That's funny. And here I'm replying without even going back to the OP to check. But I've been conscious of hads for yonks, ever since Chris Miller and JoeB picked me up about it, so if as you say there's any here they must be for a reason. Too effing late for my tired old mind right now. I'll have a look on the morrow. Thanks.


----------



## Like a Fox (Dec 23, 2009)

> *I'd had *some thoughts about this while writing it. I couldn't see how I could easily do what you suggested, but then I had another look (I sound like Eddie McGuire on Millionaire) and decided perhaps there were a few existing present tense bits that would be better if they were changed to past


Haha you even use them in posts.


----------



## The Backward OX (Dec 23, 2009)

Like a Fox said:


> Haha you even use them in posts.


There's a couple of ways I might respond to this.

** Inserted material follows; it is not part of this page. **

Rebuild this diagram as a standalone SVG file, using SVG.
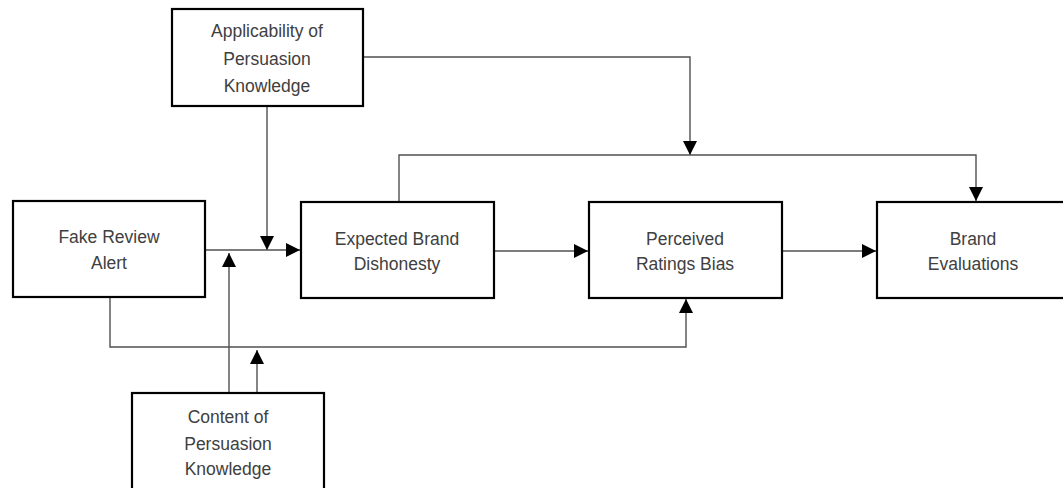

One of them is that they exist - even to the point grammarians have created a name for them -past perfect - so they must have a purpose.


----------



## Like a Fox (Dec 23, 2009)

Yeah. But they're to be used sparingly, I think. Simplify my friend.
Your meaning isn't changed if you were to say:

*I had* some thoughts about this...

Rather than *I'd had* some thoughts etc.

It gives a slightly different idea of time. But I don't think it's necessary. 
Either way you had them.


----------



## The Backward OX (Dec 23, 2009)

Okay.


----------



## moderan (Dec 25, 2009)

Some parts of North America are similar. Where I live may well have less annual rainfall than where you live...and people have evolved many techniques of conserving the water. One I observed that is similar to your employed removable filters from a commercial clothes dryer. One would remove the filters and the leaves would come along.
Have you dried out yet?


----------



## The Backward OX (Dec 27, 2009)

moderan said:


> Some parts of North America are similar. Where I live may well have less annual rainfall than where you live...and people have evolved many techniques of conserving the water. One I observed that is similar to your employed removable filters from a commercial clothes dryer. One would remove the filters and the leaves would come along.
> Have you dried out yet?


More or less. Keep getting wet again. We are allowed to use a hose attached to the main supply only during certain hours, and if rain coincides with those hours it's not all that unusual to be watering during a downpour, to get the best of both worlds.


----------